When the Berlin Wall was constructed, it didn’t, as you might imagine, just cut the city in two in a nice straight line. The wall meandered around a bit, which not only caused much human misery and heartache, but it also caused many logistical inconveniences. This included the West German operated U-Bahn, or underground train system. As the train lines had been in place many years before the bisection of Berlin, it’ll come as no surprise that some stations were off limits. Certain lines ran through stations that were now part of East Germany and so could not stop. These ‘ghost stations’ as they became known were patrolled by armed border guards to ensure no trains stopped there and no East Germans tried to access the tunnels.

One such ghost station that is once again in use is Potsdamer Platz. There are some amazing historic photographic images on the walls of the station showing it as a no go zone during the cold war. It’s also the ideal stop if you want to visit remnants of the wall itself. One of the side streets near Potsdamer Platz is Erna-Berger-Strasse where an original watch tower still stands menacingly, with its panoramic windows, searchlight and weapons loopholes. Unfortunately I was there too early in the morning, but from 11am, for a small fee you can actually climb up the ladder and experience what it was like to be one of the two border patrol guards who would man the tower for 8 hour shifts.

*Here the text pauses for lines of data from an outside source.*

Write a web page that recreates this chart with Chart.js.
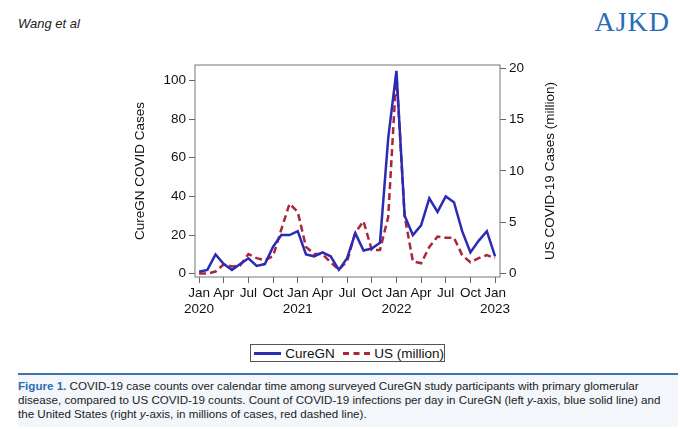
<!DOCTYPE html>
<html>
<head>
<meta charset="utf-8">
<script src="https://cdn.jsdelivr.net/npm/chart.js@4"></script>
<style>
  body { margin: 0; width: 680px; height: 429px; background: #fff; font-family: 'Liberation Sans', Arial, sans-serif; position: relative; overflow: hidden; }
  #head { position: absolute; left: 18px; top: 16px; font-style: italic; font-size: 13px; color: #222; }
  #logo { position: absolute; right: 10px; top: 6px; font-family: 'Liberation Serif', serif; font-size: 28px; color: #2a6db5; letter-spacing: 1px; }
  #wrap { position: absolute; left: 0; top: 0; width: 680px; height: 330px; }
  #legend { position: absolute; left: 250px; top: 344px; width: 195px; height: 18px; border: 1px solid #555; font-size: 13.5px; color: #111; display: flex; align-items: center; gap: 4px; padding-left: 3px; box-sizing: border-box; white-space: nowrap; }
  .sw { display: inline-block; width: 30px; height: 0; }
  #cap { position: absolute; left: 18px; top: 373px; width: 660px; height: 54px; border-top: 2px solid #3f73ad; background: #f3f6fa; font-size: 11.6px; line-height: 14px; color: #222; padding: 4px 0 0 0; box-sizing: border-box; }
  #cap b { color: #2a6db5; }
</style>
</head>
<body>
<div id="head">Wang et al</div>
<div id="logo">AJKD</div>
<div id="wrap"><canvas id="c"></canvas></div>
<div id="legend">
  <span class="sw" style="border-top:3px solid #2b2bb5"></span>CureGN
  <span class="sw" style="border-top:3px dashed #a8283a;margin-left:4px"></span>US (million)
</div>
<div id="cap"><b>Figure 1.</b> COVID-19 case counts over calendar time among surveyed CureGN study participants with primary glomerular disease, compared to US COVID-19 counts. Count of COVID-19 infections per day in CureGN (left <i>y</i>-axis, blue solid line) and the United States (right <i>y</i>-axis, in millions of cases, red dashed line).</div>
<script>
// monthly, Jan 2020 .. Jan 2023
const months = Array.from({length: 37}, (_, i) => i);
const cureGN = [1, 2, 10, 5, 2, 5, 8, 4, 5, 14, 20, 20,
                22, 10, 9, 11, 9, 2, 8, 21, 12, 13, 16, 70,
                105, 30, 20, 25, 39, 32, 40, 37, 22, 11, 17, 22,
                9];
const usMillion = [0, 0, 0.2, 0.9, 0.7, 0.8, 1.9, 1.5, 1.3, 1.7, 4.3, 6.8,
                   6.0, 2.6, 1.9, 1.9, 1.1, 0.4, 1.2, 4.0, 5.1, 2.3, 2.3, 5.5,
                   19.5, 5.6, 1.2, 1.0, 2.6, 3.6, 3.5, 3.5, 1.8, 1.1, 1.5, 1.8,
                   1.5];
const tickLabels = {0: ['Jan', '2020'], 3: 'Apr', 6: 'Jul', 9: 'Oct', 12: ['Jan', '2021'], 15: 'Apr', 18: 'Jul', 21: 'Oct',
                    24: ['Jan', '2022'], 27: 'Apr', 30: 'Jul', 33: 'Oct', 36: ['Jan', '2023']};

const frame = {
  id: 'frame',
  afterDraw(chart) {
    const {ctx, chartArea: a} = chart;
    ctx.save();
    ctx.strokeStyle = '#777';
    ctx.lineWidth = 1;
    ctx.strokeRect(a.left, a.top, a.right - a.left, a.bottom - a.top);
    // right axis title, reading bottom to top like the left one
    ctx.translate(550, (a.top + a.bottom) / 2);
    ctx.rotate(-Math.PI / 2);
    ctx.fillStyle = '#111';
    ctx.font = "13.5px 'Liberation Sans', Arial, sans-serif";
    ctx.textAlign = 'center';
    ctx.textBaseline = 'middle';
    ctx.fillText('US COVID-19 Cases (million)', 0, 0);
    ctx.restore();
  }
};

const tickFont = {size: 13.5, family: "'Liberation Sans', Arial, sans-serif"};
new Chart(document.getElementById('c'), {
  type: 'line',
  data: {
    datasets: [
      {label: 'CureGN', data: months.map(m => ({x: m, y: cureGN[m]})), yAxisID: 'y',
       borderColor: '#2b2bb5', borderWidth: 2.5, pointRadius: 0, tension: 0},
      {label: 'US (million)', data: months.map(m => ({x: m, y: usMillion[m]})), yAxisID: 'y2',
       borderColor: '#a8283a', borderWidth: 2.5, borderDash: [7, 4], pointRadius: 0, tension: 0}
    ]
  },
  options: {
    responsive: true, maintainAspectRatio: false, animation: false,
    layout: {padding: {left: 130, right: 120, top: 65, bottom: 0}},
    plugins: {legend: {display: false}, tooltip: {enabled: false}},
    scales: {
      x: {type: 'linear', min: -0.5, max: 36.6,
          afterBuildTicks: s => { s.ticks = Object.keys(tickLabels).map(k => ({value: +k})); },
          afterFit: s => { s.height = 53; },
          grid: {drawOnChartArea: false, tickLength: 6, color: '#666'}, border: {display: false},
          ticks: {callback: v => tickLabels[v], font: tickFont, color: '#111', maxRotation: 0, autoSkip: false, padding: 2}},
      y: {position: 'left', min: -1.7, max: 108,
          afterBuildTicks: s => { s.ticks = [0, 20, 40, 60, 80, 100].map(v => ({value: v})); },
          afterFit: s => { s.width = 65; },
          grid: {drawOnChartArea: false, tickLength: 6, color: '#666'}, border: {display: false},
          ticks: {font: tickFont, color: '#111', padding: 3},
          title: {display: true, text: 'CureGN COVID Cases', font: {size: 13.5}, color: '#111', padding: 2}},
      y2: {position: 'right', min: -0.33, max: 20.3,
           afterBuildTicks: s => { s.ticks = [0, 5, 10, 15, 20].map(v => ({value: v})); },
           afterFit: s => { s.width = 60; },
           grid: {drawOnChartArea: false, tickLength: 6, color: '#666'}, border: {display: false},
           ticks: {font: tickFont, color: '#111', padding: 3}}
    }
  },
  plugins: [frame]
});
</script>
</body>
</html>
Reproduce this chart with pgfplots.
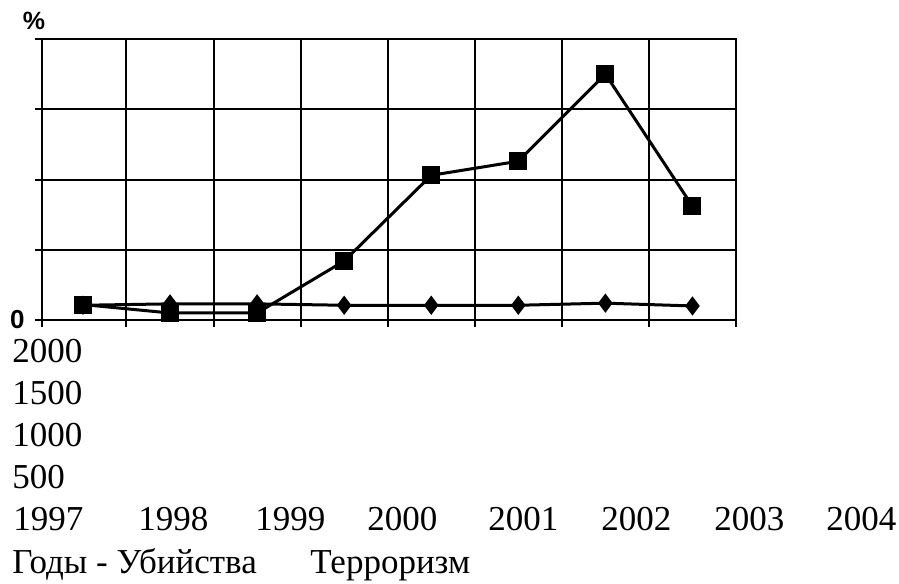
\documentclass[border=0pt]{standalone}
\usepackage{fontspec}
\setmainfont{Liberation Serif}
\setsansfont{Liberation Sans}
\usepackage{pgfplots}
\pgfplotsset{compat=1.18}
\begin{document}
\begin{tikzpicture}[x=1bp,y=1bp]
\path[use as bounding box] (0,0) rectangle (449.5,-291.5);
\begin{axis}[
  at={(21bp,-160bp)}, anchor=south west,
  scale only axis, width=347bp, height=140.5bp,
  xmin=-0.47, xmax=7.5, ymin=0, ymax=2000,
  xtick={-0.47,0.5,1.5,2.5,3.5,4.5,5.5,6.5,7.5},
  xticklabels={},
  ytick={0,500,1000,1500,2000},
  yticklabels={0,,,,},
  xtick pos=bottom, ytick pos=left,
  xmajorgrids, ymajorgrids,
  tick align=outside, major tick length=3.5bp,
  tick style={black, line width=1bp},
  grid style={black, line width=1bp},
  axis line style={black, line width=1bp},
  /pgf/number format/assume math mode=true,
  yticklabel style={font=\sffamily\bfseries\fontsize{13bp}{15bp}\selectfont, inner sep=1bp, xshift=-4bp},
  clip=false,
]
\addplot[black, line width=1.5bp, mark=diamond*, mark size=3.6bp, mark options={solid, fill=black}]
  coordinates {(0,105)(1,115)(2,115)(3,105)(4,105)(5,105)(6,120)(7,100)};
\addplot[black, line width=1.5bp, mark=square*, mark size=3.75bp, mark options={solid, fill=black}]
  coordinates {(0,110)(1,50)(2,50)(3,420)(4,1030)(5,1130)(6,1750)(7,810)};
\end{axis}
\node[font=\sffamily\bfseries\fontsize{12.5bp}{14bp}\selectfont, inner sep=0] at (17,-10.5) {\%};
\begin{scope}[every node/.style={anchor=base west, inner sep=0, font=\fontsize{17.5bp}{21bp}\selectfont}]
\node at (6,-181) {2000};
\node at (6,-202.1) {1500};
\node at (6,-223.2) {1000};
\node at (6,-244.3) {500};
\node at (6.5,-265.4) {1997};
\node at (69,-265.4) {1998};
\node at (127.5,-265.4) {1999};
\node at (183.5,-265.4) {2000};
\node at (244,-265.4) {2001};
\node at (300.5,-265.4) {2002};
\node at (357,-265.4) {2003};
\node at (413,-265.4) {2004};
\node at (6,-286.5) {Годы - Убийства};
\node at (155,-286.5) {Терроризм};
\end{scope}
\end{tikzpicture}
\end{document}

I stood there alone in the small street and believe me, with no-one else around, it is an eerie and humbling experience.

The Berlin Wall was over 87 miles long and now only a fraction remains, preserved for historical purpose and a reminder of a time no one should wish for again. Around Berlin there are sections of the wall placed with historical images, facts and figures. Along Niederkirchnerstrasse, you’ll find a large portion of the wall preserved by the Topography of Terrors, a museum documenting the horrors of the Nazis. The museum is on the site where, during the Third Reich, the headquarters of the Secret State Police, the SS and the Reich Security Main Office were located. Interestingly, and maybe slightly less macabre, if you look down at your feet around the route of the wall, you’ll find a double row of cobblestones that track through the whole city. Discrete but poignant.

After slowly making my way down Niederkirchnerstrasse, I reached one of Berlin’s most visited tourist attractions. Now a slightly gaudy photo opportunity, Checkpoint Charlie used to be one of a very few points along the wall route that permitted visits to the other side, as long as all your documents were in order. Checkpoint Charlie was the main route used for diplomatic visits, but all temporary crossovers were strictly monitored and policed.

All too soon, my time in this fascinating city was over. I loved Berlin and I will absolutely visit again. There are so many sights I didn’t manage to see and one of the frustrating parts about travelling on the train system was seeing so many other amazing places that I just couldn't fit into my schedule. So yes, I will be back. Ich bin ein Berliner “I am a doughnut”.*

*This is actually an urban myth. President John F Kennedy said the words “Ich bin ein Berliner” in a speech in Berlin, 1963. The myth goes that the crowd of 120’000 laughed when he spoke the words, because a Berliner is also a type of doughnut. The fact is that the crowd cheered at his proclamation, they laughed when he thanked his interpreter for translating his German.